DCOF: traction that actually matters
DCOF (Dynamic Coefficient of Friction) helps predict slip resistance under real conditions. While no number guarantees “never slip,” it’s a critical baseline.
For interior level floors, many specs reference ≥ 0.42 wet as a common target for “slip resistant” performance.
Bathrooms, especially around tubs/showers, often benefit from higher traction surfaces, particularly if the household includes kids, seniors, or frequent barefoot use.
Hot take: Polished tile in bathrooms is more about Instagram than safety. It can look luxurious, but it’s the easiest way to create a “pretty but dangerous” floor, especially when soaps reduce friction.

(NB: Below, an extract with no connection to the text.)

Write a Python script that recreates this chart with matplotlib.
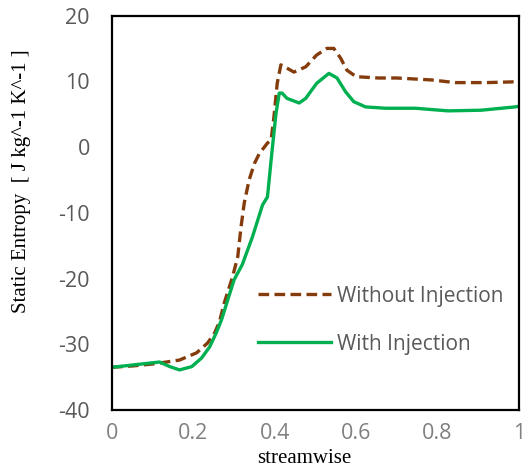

Finish choice: why “matte” usually wins in bathrooms
Matte porcelain: Usually the best option for bathrooms because it reduces glare, hides water spots better, and tends to offer better traction.
Textured surfaces: Can increase grip, but they can also trap soap residue and require more deliberate cleaning.
Gloss/polish: Shows every mineral deposit, haze, and footprint. Also often lower wet traction.
Technical reality: A tile can be “matte” and still be slippery if it’s micro-smooth. Always evaluate DCOF and feel the surface wet, not just dry.
Drain slopes: the unsexy detail that prevents chaos
A bathroom floor isn’t always “flat.” Even outside a shower, good planning prevents water from migrating.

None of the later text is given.